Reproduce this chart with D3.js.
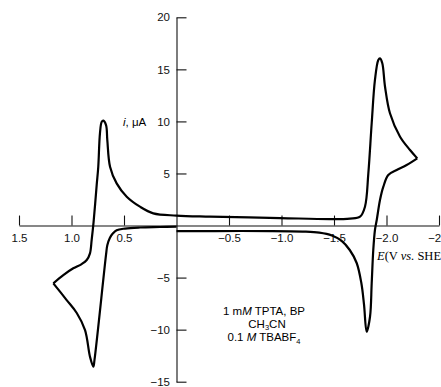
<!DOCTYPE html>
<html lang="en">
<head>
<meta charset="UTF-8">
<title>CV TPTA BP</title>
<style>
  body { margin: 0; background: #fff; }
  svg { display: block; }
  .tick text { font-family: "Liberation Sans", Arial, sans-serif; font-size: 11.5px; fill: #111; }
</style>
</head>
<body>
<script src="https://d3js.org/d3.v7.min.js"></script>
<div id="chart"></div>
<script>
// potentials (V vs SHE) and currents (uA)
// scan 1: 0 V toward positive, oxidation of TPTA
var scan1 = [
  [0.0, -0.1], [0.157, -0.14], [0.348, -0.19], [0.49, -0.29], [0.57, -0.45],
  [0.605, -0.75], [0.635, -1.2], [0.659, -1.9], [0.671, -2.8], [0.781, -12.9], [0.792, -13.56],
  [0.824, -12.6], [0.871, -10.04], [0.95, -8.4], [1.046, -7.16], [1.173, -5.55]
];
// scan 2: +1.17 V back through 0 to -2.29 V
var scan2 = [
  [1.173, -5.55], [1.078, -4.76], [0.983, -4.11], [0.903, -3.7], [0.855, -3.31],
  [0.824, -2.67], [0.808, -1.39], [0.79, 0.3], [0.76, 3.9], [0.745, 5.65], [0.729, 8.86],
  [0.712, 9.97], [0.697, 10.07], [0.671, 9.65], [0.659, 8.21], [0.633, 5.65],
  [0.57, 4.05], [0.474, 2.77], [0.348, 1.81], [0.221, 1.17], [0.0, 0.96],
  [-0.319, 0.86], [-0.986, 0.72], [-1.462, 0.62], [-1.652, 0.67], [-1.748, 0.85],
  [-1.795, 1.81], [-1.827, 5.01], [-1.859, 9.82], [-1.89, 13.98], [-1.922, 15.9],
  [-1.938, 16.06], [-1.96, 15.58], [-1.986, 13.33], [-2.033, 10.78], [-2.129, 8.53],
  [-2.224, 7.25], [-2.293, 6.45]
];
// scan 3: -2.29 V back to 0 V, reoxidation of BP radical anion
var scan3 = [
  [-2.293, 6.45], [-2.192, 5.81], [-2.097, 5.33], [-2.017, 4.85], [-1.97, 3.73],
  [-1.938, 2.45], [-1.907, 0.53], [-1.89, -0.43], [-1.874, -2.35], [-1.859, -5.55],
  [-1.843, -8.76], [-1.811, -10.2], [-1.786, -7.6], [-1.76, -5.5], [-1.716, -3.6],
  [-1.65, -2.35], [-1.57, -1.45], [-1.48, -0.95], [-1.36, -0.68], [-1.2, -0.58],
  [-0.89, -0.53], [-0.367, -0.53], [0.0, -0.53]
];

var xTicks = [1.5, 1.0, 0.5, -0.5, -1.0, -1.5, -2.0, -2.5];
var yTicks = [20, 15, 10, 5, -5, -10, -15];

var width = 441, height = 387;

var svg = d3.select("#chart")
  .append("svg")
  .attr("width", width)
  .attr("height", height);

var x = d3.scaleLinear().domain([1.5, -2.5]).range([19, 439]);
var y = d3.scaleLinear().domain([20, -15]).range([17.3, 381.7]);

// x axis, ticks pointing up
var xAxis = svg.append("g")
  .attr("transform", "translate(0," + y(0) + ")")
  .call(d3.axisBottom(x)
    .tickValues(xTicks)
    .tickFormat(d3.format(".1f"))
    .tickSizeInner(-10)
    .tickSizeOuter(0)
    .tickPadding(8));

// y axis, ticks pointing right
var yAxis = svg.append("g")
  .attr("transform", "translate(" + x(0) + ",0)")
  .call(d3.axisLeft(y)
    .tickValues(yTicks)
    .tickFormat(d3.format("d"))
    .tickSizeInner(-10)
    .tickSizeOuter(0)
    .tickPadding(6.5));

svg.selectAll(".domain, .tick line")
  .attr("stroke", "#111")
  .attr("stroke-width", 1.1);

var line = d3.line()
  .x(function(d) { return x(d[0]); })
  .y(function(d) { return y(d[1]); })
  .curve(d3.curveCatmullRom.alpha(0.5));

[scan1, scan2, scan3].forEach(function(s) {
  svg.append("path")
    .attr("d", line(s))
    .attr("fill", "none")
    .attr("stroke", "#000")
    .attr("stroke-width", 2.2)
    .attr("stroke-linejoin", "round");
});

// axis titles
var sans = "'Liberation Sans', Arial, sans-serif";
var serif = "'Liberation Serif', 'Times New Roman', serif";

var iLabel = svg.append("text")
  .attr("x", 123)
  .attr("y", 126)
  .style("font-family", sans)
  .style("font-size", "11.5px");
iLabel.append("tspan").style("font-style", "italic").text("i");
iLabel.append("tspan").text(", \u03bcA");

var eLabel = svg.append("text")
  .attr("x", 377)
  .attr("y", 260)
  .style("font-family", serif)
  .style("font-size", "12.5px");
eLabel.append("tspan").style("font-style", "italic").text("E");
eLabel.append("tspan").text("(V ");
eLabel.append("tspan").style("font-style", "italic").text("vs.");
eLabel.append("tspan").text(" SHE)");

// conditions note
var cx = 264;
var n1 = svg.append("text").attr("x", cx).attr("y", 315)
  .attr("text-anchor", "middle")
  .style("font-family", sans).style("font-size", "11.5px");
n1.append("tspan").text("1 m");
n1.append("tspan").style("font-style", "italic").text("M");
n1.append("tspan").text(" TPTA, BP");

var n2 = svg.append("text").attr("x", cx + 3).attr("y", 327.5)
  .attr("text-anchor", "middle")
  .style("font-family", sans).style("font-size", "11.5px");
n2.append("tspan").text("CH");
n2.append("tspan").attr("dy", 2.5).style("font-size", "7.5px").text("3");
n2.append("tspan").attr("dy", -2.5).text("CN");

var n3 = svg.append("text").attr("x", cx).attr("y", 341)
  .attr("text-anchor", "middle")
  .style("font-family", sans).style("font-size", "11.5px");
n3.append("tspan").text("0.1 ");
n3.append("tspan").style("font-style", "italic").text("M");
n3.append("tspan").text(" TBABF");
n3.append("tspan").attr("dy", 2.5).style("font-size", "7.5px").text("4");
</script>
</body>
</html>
—————
Directions
Look through the data above. Each line containing the word "chart" needs to be copied.

Full answer
Reproduce this chart with D3.js.
<div id="chart"></div>
var svg = d3.select("#chart")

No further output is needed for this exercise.